Note, though, that this ruling isn't about the personal use vs commercial use argument -- the judge's decision was that the regulations for UAVs are not directly relevant to model aircraft (differences in size and flight range are not inconsiderable between commercial drones and hobbyist vehicles). As such, expect to see the FAA bring in new regulations for model aircraft, categorising model aircraft by top speed, effective range, fuselage size etc.
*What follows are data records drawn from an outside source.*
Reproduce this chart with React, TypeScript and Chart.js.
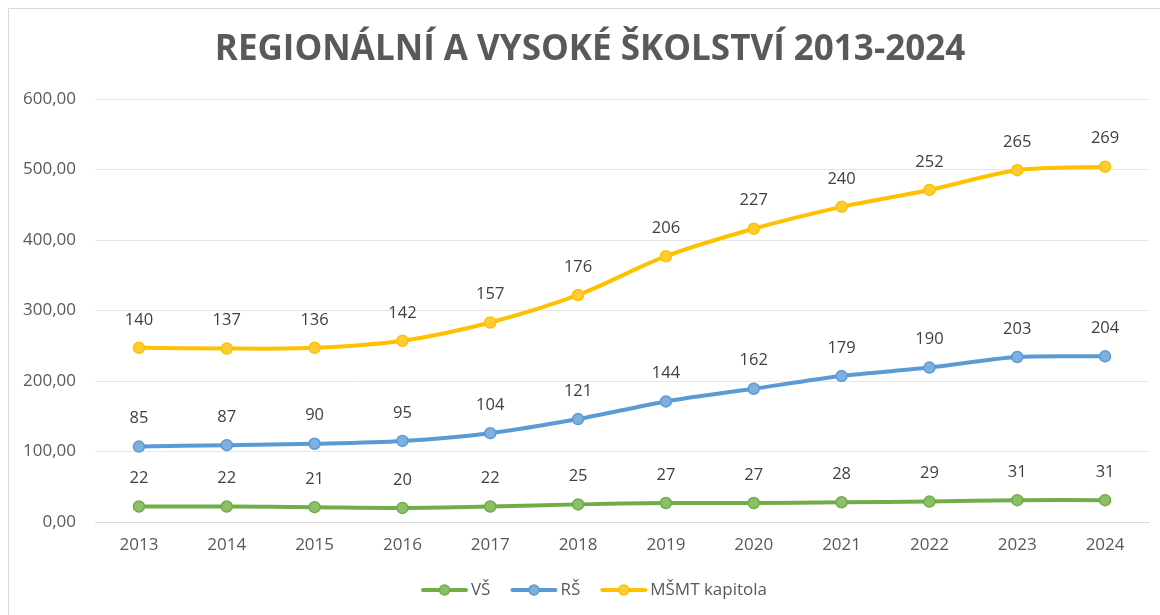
import React, { useEffect, useRef } from 'react';
import { Chart, registerables } from 'chart.js';

Chart.register(...registerables);

const TITLE = 'REGIONÁLNÍ A VYSOKÉ ŠKOLSTVÍ 2013-2024';
const years = ['2013', '2014', '2015', '2016', '2017', '2018', '2019', '2020', '2021', '2022', '2023', '2024'];
const vsValues = [22, 22, 21, 20, 22, 25, 27, 27, 28, 29, 31, 31];
const rsValues = [85, 87, 90, 95, 104, 121, 144, 162, 179, 190, 203, 204];
const msmtValues = [140, 137, 136, 142, 157, 176, 206, 227, 240, 252, 265, 269];
const seriesNames = ['VŠ', 'RŠ', 'MŠMT kapitola'];
const seriesColors = ['#70AD47', '#5B9BD5', '#FFC000'];
const pointFills = ['#8CC068', '#7DB0DE', '#FFCD33'];
const yMin = 0;
const yMax = 600;
const yStep = 100;

const FONT = '"Open Sans", "DejaVu Sans", sans-serif';

const framePlugin = {
  id: 'frame',
  beforeDraw(chart: any) {
    const ctx = chart.ctx;
    ctx.save();
    ctx.fillStyle = '#ffffff';
    ctx.fillRect(0, 0, chart.width, chart.height);
    ctx.strokeStyle = '#d9d9d9';
    ctx.lineWidth = 1;
    ctx.beginPath();
    ctx.moveTo(8.5, chart.height);
    ctx.lineTo(8.5, 8.5);
    ctx.lineTo(chart.width, 8.5);
    ctx.stroke();
    ctx.restore();
  },
};

const titlePlugin = {
  id: 'customTitle',
  afterDraw(chart: any) {
    const ctx = chart.ctx;
    ctx.save();
    ctx.font = `bold 35px ${FONT}`;
    ctx.fillStyle = '#595959';
    ctx.textAlign = 'center';
    ctx.textBaseline = 'middle';
    ctx.fillText(TITLE, 590, 50);
    ctx.restore();
  },
};

const dataLabelPlugin = {
  id: 'dataLabels',
  afterDatasetsDraw(chart: any) {
    const ctx = chart.ctx;
    ctx.save();
    ctx.font = `16.5px ${FONT}`;
    ctx.fillStyle = '#404040';
    ctx.textAlign = 'center';
    ctx.textBaseline = 'middle';
    chart.data.datasets.forEach((ds: any, i: number) => {
      const meta = chart.getDatasetMeta(i);
      meta.data.forEach((pt: any, j: number) => {
        ctx.fillText(String(ds.data[j]), pt.x, pt.y - 28);
      });
    });
    ctx.restore();
  },
};

const legendPlugin = {
  id: 'customLegend',
  afterDraw(chart: any) {
    const ctx = chart.ctx;
    ctx.save();
    ctx.font = `17px ${FONT}`;
    ctx.textBaseline = 'middle';
    ctx.textAlign = 'left';
    const lineLen = 43;
    const gap = 5;
    const itemGap = 22;
    const widths = seriesNames.map((n) => lineLen + gap + ctx.measureText(n).width);
    const total = widths.reduce((a, b) => a + b, 0) + itemGap * (seriesNames.length - 1);
    let x = 595 - total / 2;
    const y = 590;
    seriesNames.forEach((name, i) => {
      ctx.strokeStyle = seriesColors[i];
      ctx.lineWidth = 4;
      ctx.lineCap = 'round';
      ctx.beginPath();
      ctx.moveTo(x, y);
      ctx.lineTo(x + lineLen, y);
      ctx.stroke();
      ctx.beginPath();
      ctx.arc(x + lineLen / 2, y, 5, 0, Math.PI * 2);
      ctx.fillStyle = pointFills[i];
      ctx.fill();
      ctx.lineWidth = 1.5;
      ctx.stroke();
      ctx.fillStyle = '#595959';
      ctx.fillText(name, x + lineLen + gap, y);
      x += widths[i] + itemGap;
    });
    ctx.restore();
  },
};

export default function App() {
  const canvasRef = useRef<HTMLCanvasElement | null>(null);

  useEffect(() => {
    document.body.style.margin = '0';
    const canvas = canvasRef.current;
    if (!canvas) return;
    const valueSets = [vsValues, rsValues, msmtValues];
    const chart = new Chart(canvas, {
      type: 'line',
      data: {
        labels: years,
        datasets: valueSets.map((vals, i) => ({
          label: seriesNames[i],
          data: vals,
          borderColor: seriesColors[i],
          backgroundColor: pointFills[i],
          pointBackgroundColor: pointFills[i],
          pointBorderColor: seriesColors[i],
          pointBorderWidth: 1.5,
          pointRadius: 5.5,
          borderWidth: 4,
          tension: 0.3,
          fill: false,
        })),
      },
      options: {
        responsive: false,
        animation: false,
        devicePixelRatio: 1,
        layout: { padding: { top: 99, left: 0, right: 11, bottom: 0 } },
        plugins: {
          legend: { display: false },
          title: { display: false },
          tooltip: { enabled: false },
        },
        scales: {
          x: {
            offset: true,
            grid: { display: false, drawTicks: false },
            border: { display: true, color: '#d9d9d9', width: 1 },
            ticks: { color: '#595959', font: { family: FONT, size: 17 }, padding: 13 },
            afterFit: (s: any) => { s.height = 93; },
          },
          y: {
            stacked: true,
            min: yMin,
            max: yMax,
            grid: { color: '#e6e6e6', drawTicks: false },
            border: { display: false },
            ticks: {
              stepSize: yStep,
              color: '#595959',
              font: { family: FONT, size: 17 },
              padding: 19,
              callback: (v: any) => Number(v).toFixed(2).replace('.', ','),
            },
            afterFit: (s: any) => { s.width = 95; },
          },
        },
      },
      plugins: [framePlugin, titlePlugin, dataLabelPlugin, legendPlugin],
    });
    return () => chart.destroy();
  }, []);

  return (
    <div style={{ width: 1160, height: 615 }}>
      <canvas ref={canvasRef} width={1160} height={615} style={{ display: 'block' }} />
    </div>
  );
}
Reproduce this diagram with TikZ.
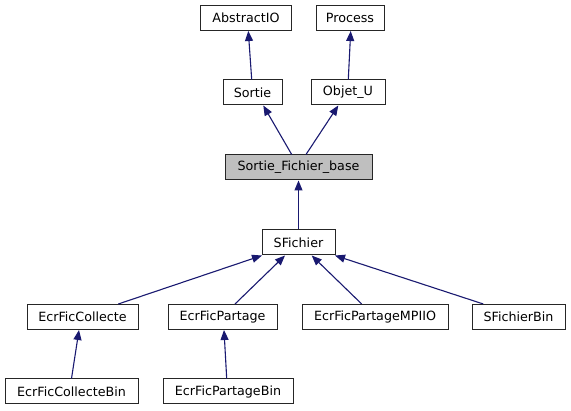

Note also that in most countries that do have specific provisions for model aircraft, Pirker would still have been breach of the law due to the proximity to the helipad. Not only that, but FPV flying (Pirker flies with a camera and head-mounted display) is technically illegal in most jurisdictions, because the designation of model aircraft mandates that the pilot must maintain direct line-of-sight with the aircraft at all times. The need to maintain line-of-sight kept issues of range as effectively redundant in the designation of model aircraft.
Yes, the fake cost centre trick, also used as a VAT (sales tax) dodge by Amazon Europe. If I order something from Amazon, I'm buying from Amazon Europe in Luxembourg (I think) -- I am in the UK. Amazon Europe "outsources" "fulfilment" of orders to subsidiary companies. My nearest fulfilment centre is an Amazon UK one 35 miles from my home. But I'm not buying from them, oh no. I'm buying from a company in Luxembourg that never touches the stock. Nice.
Starbucks have a good scam going -- they mandate that all shops must use official Starbucks coffee that's so expensive it sucks all of the profits out of the local companies and draws it all into Switzerland. Not sure if the coffee is ever landed in Switzerland or not.